Je verkaast alle melk. Is dat een bewuste keuze?
“Dat is inderdaad een bewuste keuze. Ten eerste hebben we de installatie ervoor staan en hebben we de afnemers geregeld. Vroeger werd alleen in de zomer kaas gemaakt. Maar op deze manier kunnen we ook in de winter jonge kaas aanbieden, zo hebben we een vaste relatie met onze klanten op kunnen bouwen.”
Op die manier moet je in feite 365 dagen per jaar kaas maken. Is dat geen risico? Hoe doe je dat als je een paar dagen niet kan werken? Of op vakantie bent?
“We doen het bedrijf met meerdere mensen. Als ik ziek word, kan m’n broer het werk overnemen en zo werkt het ook tijdens vakanties. Uiteraard werkt dat ook andersom. Maar het geeft natuurlijk wel een bepaalde druk. Als je geen kaas kunt maken, bijvoorbeeld door een technisch mankement, dan heb je wel een uitdaging. Gelukkig zijn we zelf wel technisch aangelegd. Soms moet er dan een koerier rijden om onderdelen te verzamelen. En dat kan wel eens ergens in Europa zijn.”

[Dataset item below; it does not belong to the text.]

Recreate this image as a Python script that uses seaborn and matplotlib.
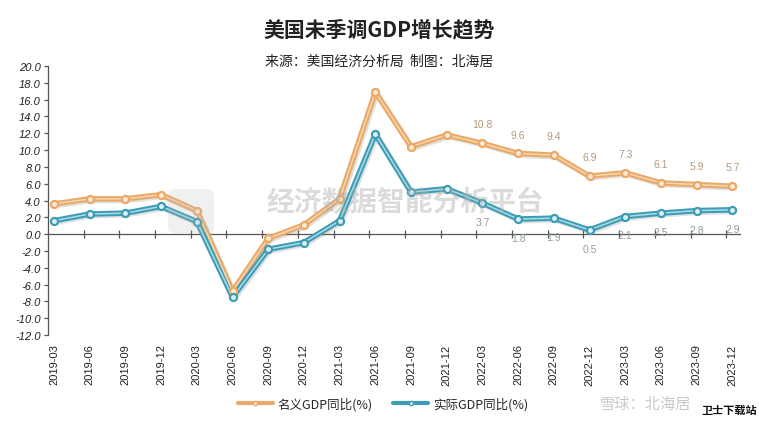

Is er al een opvolger in het zicht?
“We hebben vier kinderen, waarvan er drie in de twintig zijn. Onze jongste is bijna 15 jaar, meervoudig complex gehandicapt en woont inmiddels niet meer thuis. Waar ze nu woont is ze in goede handen, maar het blijft altijd een zorg extra. De oudere kinderen verlenen diverse hand- en spandiensten op het bedrijf, maar hebben andere ambities voor ogen. Tot nu toe is het ongewis of een van hen het bedrijf later wil voortzetten. Mochten er kleinkinderen komen dan kan het ook iemand van de volgende generatie zijn. Ik zou dat overigens wel leuk vinden. Het bedrijf is modern, het zou zonde zijn als het niet voortgezet kan worden. Maar de mensen moeten het wel zien zitten, uiteraard. Overigens, m’n broer heeft geen relatie, dus van zijn kant hoef ik geen opvolging te verwachten.”
Wat zijn de voordelen van samenwerken met je broer?
“Je kan de taken verdelen, je kan sparren met elkaar. We hebben een redelijk groot bedrijf, ik zou dan ook niet alles zelf kunnen doen. De complete kaasmakerij is mijn verhaal, mijn broer houdt zich bezig met het land en de teelt. Het verzorgen van de koeien doen we samen. Zo heeft ieder z’n deel in het werk.